Mystery, mystery is the secret to success. – Thomas L. “Stonewall” Jackson
My ancestors fought in the Civil War for the Virginia (West Virginia) Volunteers, who represented the North and got their asses kicked up and down the Shenandoah Valley by the crafty, unpredictable tactician, rebel holy man and poster-boy for the lost cause, Stonewall Jackson, here mockingly deified in Christ-pose with a heart of lemon (which was his favorite snack, and I reckon hard to come by), and the red robe, wings and halo customarily assigned to saints in such situations. Those on the losing end of this futile rebellion actually thought that highly of him. Many of his fans still make that mistake, after 150 years.
The eyesore known as the battle flag of the secession states is subtly suggested in the faded, stonewall-like clouds in the sky. Stonewall’s missing button is a reference to a tale in which one was removed by him as a souvenir for a child.
Jackson was killed by friendly fire (yeah, real fucking friendly) about halfway through the war, at the Battle of Chancellorsville, which he won for Lee through a staggering example of creative generalship.
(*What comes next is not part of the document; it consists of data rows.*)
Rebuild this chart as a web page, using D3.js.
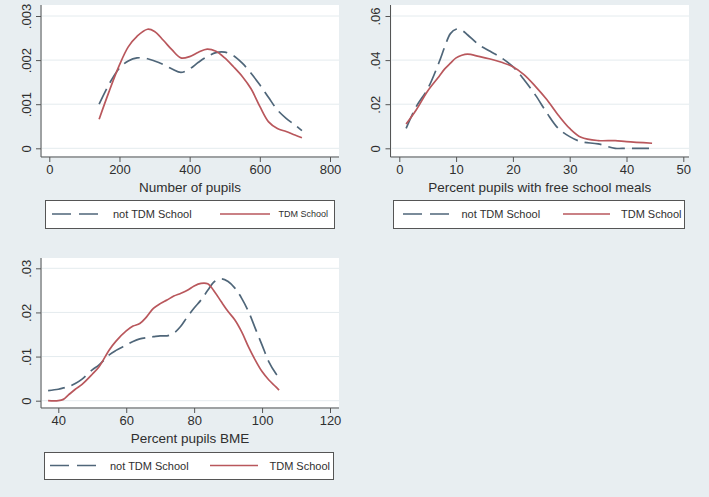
<!DOCTYPE html>
<html><head><meta charset="utf-8">
<script src="https://cdn.jsdelivr.net/npm/d3@7"></script>
<style>
html,body{margin:0;padding:0;background:#e8eef1;}
svg{display:block;}
text{font-family:"Liberation Sans",Arial,sans-serif;fill:#2f2f2f;}
</style></head>
<body><svg id="c" width="709" height="497"></svg>
<script>
// ---------- data ----------
const seriesNames = ["not TDM School", "TDM School"];

const pupilsX = [142,170,200,225,250,280,300,325,350,375,400,425,450,475,500,525,550,575,600,625,650,675,700,720];
const pupilsNot = [0.00100,0.00145,0.00182,0.00198,0.00205,0.00203,0.00198,0.00190,0.00180,0.00172,0.00180,0.00195,0.00208,0.00217,0.00218,0.00210,0.00193,0.00170,0.00144,0.00115,0.00087,0.00068,0.00053,0.00040];
const pupilsTdm = [0.00066,0.00128,0.00189,0.00230,0.00254,0.00270,0.00265,0.00245,0.00223,0.00205,0.00208,0.00218,0.00225,0.00220,0.00205,0.00185,0.00163,0.00135,0.00095,0.00060,0.00045,0.00038,0.00030,0.00024];
const pupilsXTicks = [0,200,400,600,800];
const pupilsYTicks = [0,0.001,0.002,0.003];
const pupilsYLabels = ["0",".001",".002",".003"];

const fsmX = [1.2,3,5,7,8,9,10,11,12,14,16,18,20,22,24,26,28,30,32,35,38,40,44.5];
const fsmNot = [0.009,0.019,0.027,0.039,0.046,0.052,0.054,0.0535,0.0515,0.047,0.044,0.041,0.037,0.031,0.024,0.016,0.009,0.0053,0.003,0.002,0.0,0.0,0.0];
const fsmTdm = [0.011,0.0175,0.026,0.0326,0.036,0.0386,0.041,0.0422,0.0427,0.0417,0.0405,0.039,0.037,0.0333,0.028,0.022,0.015,0.009,0.005,0.0035,0.0035,0.003,0.0023];
const fsmXTicks = [0,10,20,30,40,50];
const fsmYTicks = [0,0.02,0.04,0.06];
const fsmYLabels = ["0",".02",".04",".06"];

const bmeX = [37,40,41.5,43,45,47,50,52,55,57,60,62,64,66,68,70,72,74,76,78,80,82,84,86,88,90,92,94,96,98,100,102,104,105];
const bmeNot = [0.0023,0.0026,0.0029,0.0032,0.0039,0.0049,0.0070,0.0081,0.0104,0.0114,0.0126,0.0134,0.0140,0.0143,0.0145,0.0147,0.0147,0.0153,0.0168,0.0190,0.0210,0.0228,0.0250,0.0270,0.0276,0.0270,0.0255,0.0232,0.0202,0.0164,0.0126,0.0088,0.0062,0.0052];
const bmeTdm = [0.0,0.0,0.0003,0.0013,0.0026,0.0037,0.0060,0.0077,0.0115,0.0135,0.0158,0.0169,0.0175,0.0190,0.0209,0.0220,0.0228,0.0237,0.0243,0.0250,0.0260,0.0266,0.0265,0.0247,0.0224,0.0202,0.0183,0.0156,0.0122,0.0092,0.0066,0.0047,0.0032,0.0024];
const bmeXTicks = [40,60,80,100,120];
const bmeYTicks = [0,0.01,0.02,0.03];
const bmeYLabels = ["0",".01",".02",".03"];

const titles = ["Number of pupils","Percent pupils with free school meals","Percent pupils BME"];

// ---------- drawing ----------
const svg = d3.select("#c");
const colNot = "#4f6679", colTdm = "#b9575c";

const panels = [
  {x:pupilsX, a:pupilsNot, b:pupilsTdm, xt:pupilsXTicks, yt:pupilsYTicks, yl:pupilsYLabels, title:titles[0],
   xd:[0,800], xr:[49.3,330], yd:[0,0.003], yr:[148.3,16], L:41, R:339, T:5, B:157,
   leg:{x0:45,x1:334,y0:200,y1:228, d0:52,d1:98, t0:113, s0:220,s1:270, t1r:328, small:true}},
  {x:fsmX, a:fsmNot, b:fsmTdm, xt:fsmXTicks, yt:fsmYTicks, yl:fsmYLabels, title:titles[1],
   xd:[0,50], xr:[399.3,683.3], yd:[0,0.06], yr:[148.3,16], L:390.5, R:689, T:5, B:157,
   leg:{x0:393,x1:684,y0:200,y1:228, d0:403,d1:449, t0:461.5, s0:563,s1:610, t1r:681.5, small:false}},
  {x:bmeX, a:bmeNot, b:bmeTdm, xt:bmeXTicks, yt:bmeYTicks, yl:bmeYLabels, title:titles[2],
   xd:[40,120], xr:[58.3,330], yd:[0,0.03], yr:[400.7,268.3], L:41, R:339, T:258, B:408,
   leg:{x0:44,x1:333,y0:452,y1:479, d0:50,d1:98, t0:110, s0:210,s1:258, t1r:330, small:false}}
];

panels.forEach(p => {
  const g = svg.append("g");
  const x = d3.scaleLinear().domain(p.xd).range(p.xr);
  const y = d3.scaleLinear().domain(p.yd).range(p.yr);
  // plot region
  g.append("rect").attr("x",p.L+1).attr("y",p.T).attr("width",p.R-p.L-1).attr("height",p.B-p.T-1).attr("fill","#ffffff");
  // grid
  g.selectAll("line.grid").data(p.yt).join("line")
    .attr("x1",p.L+1).attr("x2",p.R).attr("y1",d=>y(d)).attr("y2",d=>y(d))
    .attr("stroke","#e4ebee").attr("stroke-width",1);
  // axes
  const ya = g.append("g").attr("transform",`translate(${p.L},0)`)
    .call(d3.axisLeft(y).tickValues(p.yt).tickFormat((d,i)=>p.yl[i]).tickSize(5).tickPadding(0));
  ya.select(".domain").remove();
  ya.selectAll(".tick line").attr("stroke","#555");
  ya.selectAll(".tick text").attr("x",0).attr("dy",0).attr("text-anchor","middle")
    .attr("transform","translate(-10.5,0) rotate(-90)").attr("font-size",13).attr("fill","#333");
  const xa = g.append("g").attr("transform",`translate(0,${p.B})`)
    .call(d3.axisBottom(x).tickValues(p.xt).tickFormat(d3.format("d")).tickSize(5).tickPadding(3));
  xa.select(".domain").remove();
  xa.selectAll(".tick line").attr("stroke","#555");
  xa.selectAll(".tick text").attr("font-size",13).attr("fill","#333");
  g.append("line").attr("x1",p.L).attr("x2",p.L).attr("y1",p.T).attr("y2",p.B).attr("stroke","#555").attr("stroke-width",1);
  g.append("line").attr("x1",p.L).attr("x2",p.R).attr("y1",p.B).attr("y2",p.B).attr("stroke","#555").attr("stroke-width",1);
  // title
  g.append("text").attr("x",(p.L+p.R)/2).attr("y",p.B+35).attr("text-anchor","middle").attr("font-size",13.5).text(p.title);
  // lines
  const line = d3.line().x((d,i)=>x(p.x[i])).y(d=>y(d)).curve(d3.curveCatmullRom.alpha(0.5));
  g.append("path").datum(p.a).attr("d",line).attr("fill","none").attr("stroke",colNot).attr("stroke-width",1.7).attr("stroke-dasharray","17,7");
  g.append("path").datum(p.b).attr("d",line).attr("fill","none").attr("stroke",colTdm).attr("stroke-width",1.7);
  // legend
  const l = p.leg, cy = (l.y0+l.y1)/2;
  g.append("rect").attr("x",l.x0+0.5).attr("y",l.y0+0.5).attr("width",l.x1-l.x0).attr("height",l.y1-l.y0)
    .attr("fill","#ffffff").attr("stroke","#555").attr("stroke-width",1);
  g.append("line").attr("x1",l.d0).attr("x2",l.d1).attr("y1",cy).attr("y2",cy).attr("stroke",colNot).attr("stroke-width",1.7).attr("stroke-dasharray","19,8");
  g.append("text").attr("x",l.t0).attr("y",cy+4).attr("font-size",11).text(seriesNames[0]);
  g.append("line").attr("x1",l.s0).attr("x2",l.s1).attr("y1",cy).attr("y2",cy).attr("stroke",colTdm).attr("stroke-width",1.7);
  g.append("text").attr("x",l.t1r).attr("y",cy+(l.small?3:4)).attr("text-anchor","end").attr("font-size",l.small?9:11).text(seriesNames[1]);
});
</script></body></html>
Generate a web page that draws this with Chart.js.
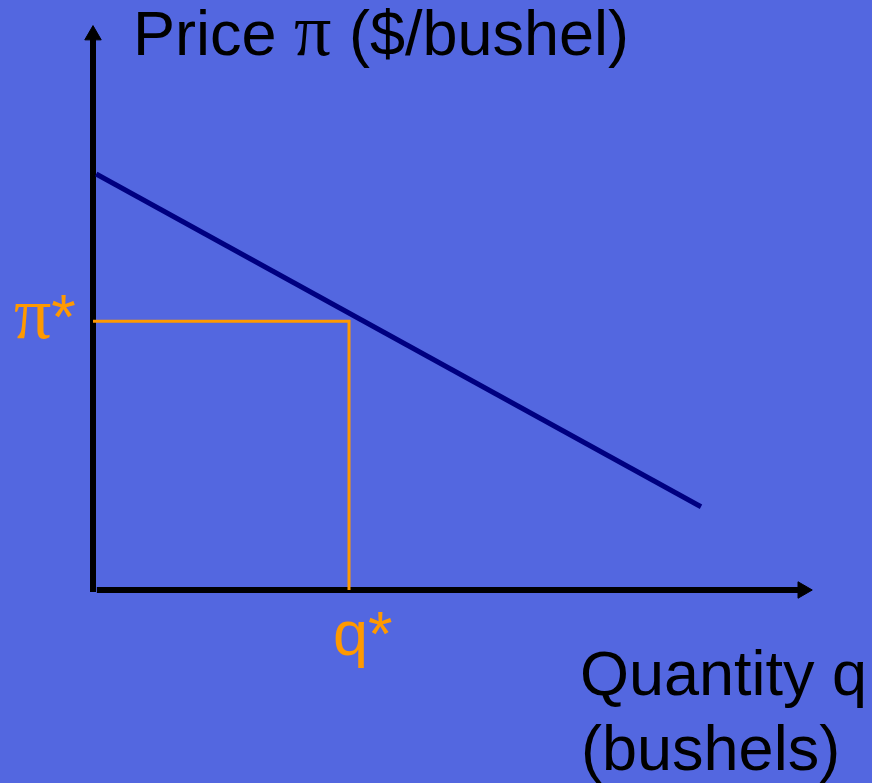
<!DOCTYPE html>
<html>
<head>
<meta charset="utf-8">
<title>Demand curve</title>
<script src="https://cdn.jsdelivr.net/npm/chart.js@4"></script>
<style>
    html, body { margin: 0; padding: 0; background: #5367E0; }
    #wrap { width: 872px; height: 783px; position: relative; }
</style>
</head>
<body>
<div id="wrap"><canvas id="demandChart"></canvas></div>
<script>
// Data (quantity units / price units)
const demandQ = [0.05, 9.5];
const demandP = [6.5, 1.3];
const qStar = 4.0;
const piStar = 4.2;
const xAxisEnd = 11.09;
const yAxisEnd = 8.67;

const BG = '#5367E0';
const SANS = '"Liberation Sans", Arial, sans-serif';
const SERIF = '"Liberation Serif", "Times New Roman", serif';

// draw a run of [text, font, size] pieces left to right
function drawRuns(ctx, runs, x, y, size, color) {
    ctx.fillStyle = color;
    ctx.textBaseline = 'alphabetic';
    ctx.textAlign = 'left';
    runs.forEach(([txt, fam, sz]) => {
        ctx.font = (sz || size) + 'px ' + fam;
        ctx.fillText(txt, x, y);
        x += ctx.measureText(txt).width;
    });
}

const labelsPlugin = {
    id: 'econLabels',
    afterDatasetsDraw(chart) {
        const {ctx, scales: {x, y}} = chart;
        const x0 = x.getPixelForValue(0);
        const y0 = y.getPixelForValue(0);
        ctx.save();
        // axis titles
        drawRuns(ctx, [['Price ', SANS], ['\u03C0', SERIF, 74], [' ($/bushel)', SANS]],
            x0 + 40, y.getPixelForValue(yAxisEnd) + 20, 63, '#000');
        drawRuns(ctx, [['Quantity q', SANS]], x0 + 487, y0 + 105, 63, '#000');
        drawRuns(ctx, [['(bushels)', SANS]], x0 + 488, y0 + 180, 63, '#000');
        // equilibrium labels
        drawRuns(ctx, [['\u03C0', SERIF, 74], ['*', SANS]], x0 - 79, y.getPixelForValue(piStar) + 17, 63, '#FF9900');
        drawRuns(ctx, [['q*', SANS]], x.getPixelForValue(qStar) - 16, y0 + 65, 63, '#FF9900');
        ctx.restore();
    }
};

const ctx = document.getElementById('demandChart');
new Chart(ctx, {
    type: 'scatter',
    data: {
        datasets: [
            {
                // guide lines to pi* and q*
                data: [{x: 0, y: piStar}, {x: qStar, y: piStar}, {x: qStar, y: 0}],
                showLine: true,
                borderColor: '#FF9900',
                borderWidth: 3,
                pointRadius: 0,
                tension: 0
            },
            {
                // demand curve
                data: demandQ.map((q, i) => ({x: q, y: demandP[i]})),
                showLine: true,
                borderColor: '#000080',
                borderWidth: 5,
                pointRadius: 0,
                tension: 0
            },
            {
                // y axis with arrow
                data: [{x: 0, y: -0.03}, {x: 0, y: yAxisEnd}],
                showLine: true,
                borderColor: '#000',
                borderWidth: 6,
                pointRadius: [0, 9.5],
                pointStyle: 'triangle',
                pointBackgroundColor: '#000',
                pointBorderColor: '#000',
                pointBorderWidth: 1,
                rotation: 0
            },
            {
                // x axis with arrow
                data: [{x: 0.06, y: 0}, {x: xAxisEnd, y: 0}],
                showLine: true,
                borderColor: '#000',
                borderWidth: 6,
                pointRadius: [0, 9.5],
                pointStyle: 'triangle',
                pointBackgroundColor: '#000',
                pointBorderColor: '#000',
                pointBorderWidth: 1,
                rotation: 90
            }
        ]
    },
    options: {
        responsive: true,
        maintainAspectRatio: false,
        animation: false,
        layout: {padding: 0, autoPadding: false},
        plugins: {
            legend: {display: false},
            tooltip: {enabled: false}
        },
        scales: {
            x: {type: 'linear', display: false, min: -93 / 64, max: 779 / 64},
            y: {type: 'linear', display: false, min: -193 / 64, max: 590 / 64}
        }
    },
    plugins: [labelsPlugin, {
        id: 'bg',
        beforeDraw(chart) {
            const c = chart.ctx;
            c.save();
            c.fillStyle = BG;
            c.fillRect(0, 0, chart.width, chart.height);
            c.restore();
        }
    }]
});
</script>
</body>
</html>
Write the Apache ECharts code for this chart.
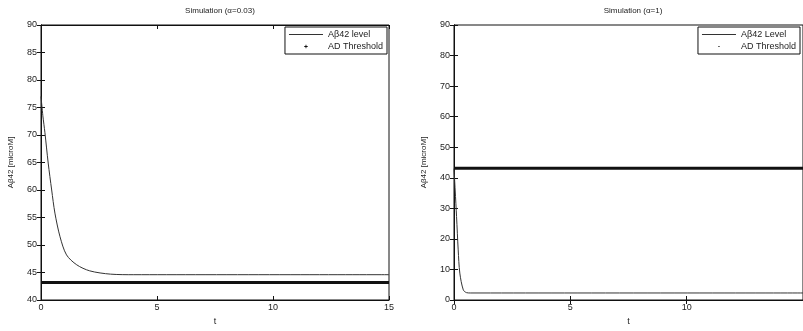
<!DOCTYPE html>
<html>
<head>
<meta charset="utf-8">
<script src="https://cdn.jsdelivr.net/npm/echarts@6/dist/echarts.min.js"></script>
<style>
  html, body { margin: 0; padding: 0; background: #fff; }
  #chart { width: 803px; height: 331px; }
</style>
</head>
<body>
<div id="chart"></div>
<script>
// left panel (alpha = 0.03)
const tLeft = [0, 0.08, 0.17, 0.31, 0.46, 0.6, 0.82, 1.1, 1.54, 2.1, 3, 4, 15];
const abLeft = [77, 73.5, 70.4, 64.9, 60, 55.8, 51.5, 48.2, 46.4, 45.3, 44.7, 44.6, 44.6];
// right panel (alpha = 1)
const tRight = [0, 0.05, 0.11, 0.18, 0.25, 0.4, 0.54, 0.7, 15];
const abRight = [43, 36, 27.3, 16.4, 8.8, 3.3, 2.4, 2.3, 2.3];
// AD threshold
const tThr = [0, 15];
const thrLeft = [43.2, 43.2];
const thrRight = [43.1, 43.1];

const yTicksLeft = { min: 40, max: 90, interval: 5 };
const yTicksRight = { min: 0, max: 90, interval: 10 };

const pairs = (xs, ys) => xs.map((x, i) => [x, ys[i]]);

const font = 'Liberation Sans';
const txt = '#222';
const plusIcon = 'path://M0,0h0.01v0.01h-0.01zM7,7h0.01v0.01h-0.01zM3,1.5H4V3H5.5V4H4V5.5H3V4H1.5V3H3Z';
const dotIcon = 'path://M0,0h0.01v0.01h-0.01zM7,7h0.01v0.01h-0.01zM2.8,2.8H4.2V4.2H2.8Z';
const lineIcon = 'path://M0,0H40V1H0Z';

function xAx(grid, bottom, hideMax) {
  return {
    type: 'value', gridIndex: grid, min: 0, max: 15, interval: 5,
    position: bottom ? 'bottom' : 'top',
    name: bottom ? 't' : '', nameLocation: 'middle', nameGap: 17,
    nameTextStyle: { fontFamily: font, fontSize: 9, color: txt },
    axisLine: { show: true, lineStyle: { color: '#111', width: 1 } },
    axisTick: { show: true, inside: true, length: 4, lineStyle: { color: '#111' } },
    axisLabel: { show: bottom, margin: 3, fontFamily: font, fontSize: 9, color: txt, showMaxLabel: !hideMax },
    splitLine: { show: false }
  };
}
function yAx(grid, t, left) {
  return {
    type: 'value', gridIndex: grid, min: t.min, max: t.max, interval: t.interval,
    position: left ? 'left' : 'right',
    name: left ? 'Aβ42 [microM]' : '', nameLocation: 'middle', nameGap: 26,
    nameTextStyle: { fontFamily: font, fontSize: 8, color: txt },
    axisLine: { show: true, lineStyle: { color: '#111', width: 1 } },
    axisTick: { show: true, inside: true, length: 4, lineStyle: { color: '#111' } },
    axisLabel: { show: left, margin: 4, fontFamily: font, fontSize: 9, color: txt },
    splitLine: { show: false }
  };
}
function legend(names, icon, right) {
  return {
    orient: 'vertical', top: 27, right: right, align: 'left',
    padding: [3, 4, 3, 4], itemGap: 3, itemWidth: 34, itemHeight: 6,
    borderColor: '#111', borderWidth: 1, backgroundColor: '#fff',
    textStyle: { fontFamily: font, fontSize: 9, color: txt },
    data: [{ name: names[0], icon: lineIcon }, { name: names[1], icon: icon }]
  };
}

const chart = echarts.init(document.getElementById('chart'), null, { renderer: 'canvas' });
chart.setOption({
  animation: false,
  backgroundColor: '#fff',
  title: [
    { text: 'Simulation (α=0.03)', left: 215, top: 2, textAlign: 'center',
      textStyle: { fontFamily: font, fontSize: 8, fontWeight: 'normal', color: txt } },
    { text: 'Simulation (α=1)', left: 628, top: 2, textAlign: 'center',
      textStyle: { fontFamily: font, fontSize: 8, fontWeight: 'normal', color: txt } }
  ],
  legend: [
    legend(['Aβ42 level', 'AD Threshold'], plusIcon, 416),
    legend(['Aβ42 Level', 'AD Threshold'], dotIcon, 3)
  ],
  grid: [
    { left: 41, top: 25, width: 348, bottom: 31, show: true, borderColor: '#111', borderWidth: 1 },
    { left: 454, top: 25, width: 352, bottom: 30, show: true, borderColor: '#111', borderWidth: 1 }
  ],
  xAxis: [xAx(0, true), xAx(0, false), xAx(1, true, true), xAx(1, false)],
  yAxis: [yAx(0, yTicksLeft, true), yAx(0, yTicksLeft, false), yAx(1, yTicksRight, true), yAx(1, yTicksRight, false)],
  series: [
    { name: 'Aβ42 level', type: 'line', xAxisIndex: 0, yAxisIndex: 0, data: pairs(tLeft, abLeft),
      smooth: 0.3, showSymbol: false, color: '#333', lineStyle: { width: 1, color: '#333' } },
    { name: 'AD Threshold', type: 'line', xAxisIndex: 0, yAxisIndex: 0, data: pairs(tThr, thrLeft),
      showSymbol: false, color: '#111', lineStyle: { width: 3, color: '#111' } },
    { name: 'Aβ42 Level', type: 'line', xAxisIndex: 2, yAxisIndex: 2, data: pairs(tRight, abRight),
      smooth: 0.3, showSymbol: false, color: '#333', lineStyle: { width: 1, color: '#333' } },
    { name: 'AD Threshold', type: 'line', xAxisIndex: 2, yAxisIndex: 2, data: pairs(tThr, thrRight),
      showSymbol: false, color: '#111', lineStyle: { width: 3, color: '#111' } }
  ]
});
</script>
</body>
</html>
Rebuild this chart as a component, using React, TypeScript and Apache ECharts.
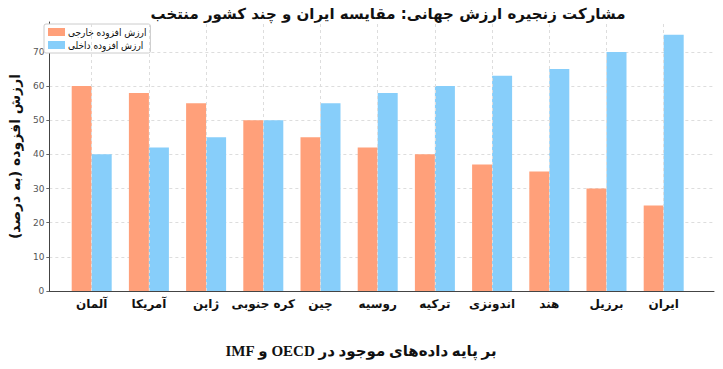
import React, { useEffect, useRef } from "react";
import * as echarts from "echarts";

const categories = ["آلمان", "آمریکا", "ژاپن", "کره جنوبی", "چین", "روسیه", "ترکیه", "اندونزی", "هند", "برزیل", "ایران"];
const foreignVA = [60, 58, 55, 50, 45, 42, 40, 37, 35, 30, 25];
const domesticVA = [40, 42, 45, 50, 55, 58, 60, 63, 65, 70, 75];
const yTicks = [0, 10, 20, 30, 40, 50, 60, 70];
const seriesNames = ["ارزش افزوده خارجی", "ارزش افزوده داخلی"];
const titleText = "مشارکت زنجیره ارزش جهانی: مقایسه ایران و چند کشور منتخب";
const xTitleText = "بر پایه داده‌های موجود در OECD و IMF";
const yTitleText = "ارزش افزوده (به درصد)";

const FONT = "DejaVu Sans";
const rtl = (s: string) => "\u202B" + s + "\u202C";

export default function App() {
  const ref = useRef<HTMLDivElement>(null);
  useEffect(() => {
    if (!ref.current) return;
    const chart = echarts.init(ref.current, null, { renderer: "svg" });
    const Y_MAX = 78.75;
    chart.setOption({
      animation: false,
      backgroundColor: "#ffffff",
      title: [
        {
          text: rtl(titleText),
          left: 383,
          textAlign: "center",
          top: 1,
          textStyle: { fontFamily: FONT, fontSize: 15, fontWeight: "bold", color: "#111" },
        },
        {
          text: rtl(xTitleText),
          left: 356,
          textAlign: "center",
          top: 338,
          textStyle: { fontFamily: "Liberation Serif, DejaVu Sans", fontSize: 15, fontWeight: "bold", color: "#111" },
        },
      ],
      legend: {
        left: 44,
        top: 24,
        orient: "vertical",
        padding: [3, 4, 3, 4],
        itemGap: 3,
        itemWidth: 17,
        itemHeight: 8,
        borderColor: "#cccccc",
        borderWidth: 1,
        borderRadius: 2,
        backgroundColor: "#ffffff",
        icon: "rect",
        formatter: (n: string) => rtl(n),
        textStyle: { fontFamily: "DejaVu Sans Condensed, DejaVu Sans", fontSize: 10, color: "#111", padding: [0, 0, 0, -2] },
        data: seriesNames,
      },
      grid: [
        { left: 41, right: 9, top: 22, bottom: 78 },
        { left: 63.1, right: 30.7, top: 22, bottom: 78 },
      ],
      xAxis: [
        {
          gridIndex: 0,
          type: "value",
          min: 0,
          max: 1,
          axisLine: { show: true, onZero: false, lineStyle: { color: "#444", width: 1 } },
          axisTick: { show: false },
          axisLabel: { show: false },
          splitLine: { show: false },
        },
        {
          gridIndex: 1,
          type: "category",
          data: categories,
          boundaryGap: true,
          axisLine: { show: false },
          axisTick: { show: false },
          axisLabel: {
            interval: 0,
            formatter: (v: string) => rtl(v),
            fontFamily: FONT,
            fontSize: 12,
            fontWeight: "bold",
            color: "#111",
            margin: 7,
          },
          splitLine: { show: false },
        },
      ],
      yAxis: [
        {
          gridIndex: 0,
          type: "value",
          min: 0,
          max: Y_MAX,
          name: rtl(yTitleText),
          nameLocation: "middle",
          nameGap: 26,
          nameTextStyle: { fontFamily: FONT, fontSize: 14, fontWeight: "bold", color: "#111" },
          axisLine: { show: true, onZero: false, lineStyle: { color: "#444", width: 1 } },
          axisTick: { show: true, length: 3, customValues: yTicks, lineStyle: { color: "#666" } },
          axisLabel: { customValues: yTicks, fontFamily: FONT, fontSize: 9, color: "#555", margin: 5 },
          splitLine: { show: true, lineStyle: { type: [3, 3], color: "#dddddd", width: 1 } },
        },
        {
          gridIndex: 1,
          type: "value",
          min: 0,
          max: Y_MAX,
          show: false,
          splitLine: { show: false },
        },
      ],
      series: [
        {
          name: "grid-lines",
          type: "line",
          xAxisIndex: 1,
          yAxisIndex: 1,
          data: [],
          z: 1,
          markLine: {
            silent: true,
            symbol: ["none", "none"],
            label: { show: false },
            lineStyle: { type: [3, 3], color: "#dddddd", width: 1 },
            data: categories.map((c) => ({ xAxis: c })),
          },
        },
        {
          name: seriesNames[0],
          type: "bar",
          xAxisIndex: 1,
          yAxisIndex: 1,
          data: foreignVA,
          barWidth: 20,
          barGap: "0%",
          z: 3,
          itemStyle: { color: "#FFA07A" },
        },
        {
          name: seriesNames[1],
          type: "bar",
          xAxisIndex: 1,
          yAxisIndex: 1,
          data: domesticVA,
          barWidth: 20,
          barGap: "0%",
          z: 3,
          itemStyle: { color: "#87CEFA" },
        },
      ],
    });
    return () => chart.dispose();
  }, []);
  return <div ref={ref} style={{ width: 723, height: 369, position: "absolute", left: 0, top: 0 }} />;
}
His army of 14,000 tiptoed around Hooker’s camps at night, undetected, and undertook the mother of all panty raids. Jackson’s arm was buried near there, but the rest of him was buried near his home in Lexington, Virginia. His horse Sorrel is stuffed and on display at the Virginia Military Institute (VMI) museum, for inspection by anyone interested in 19th century taxidermy.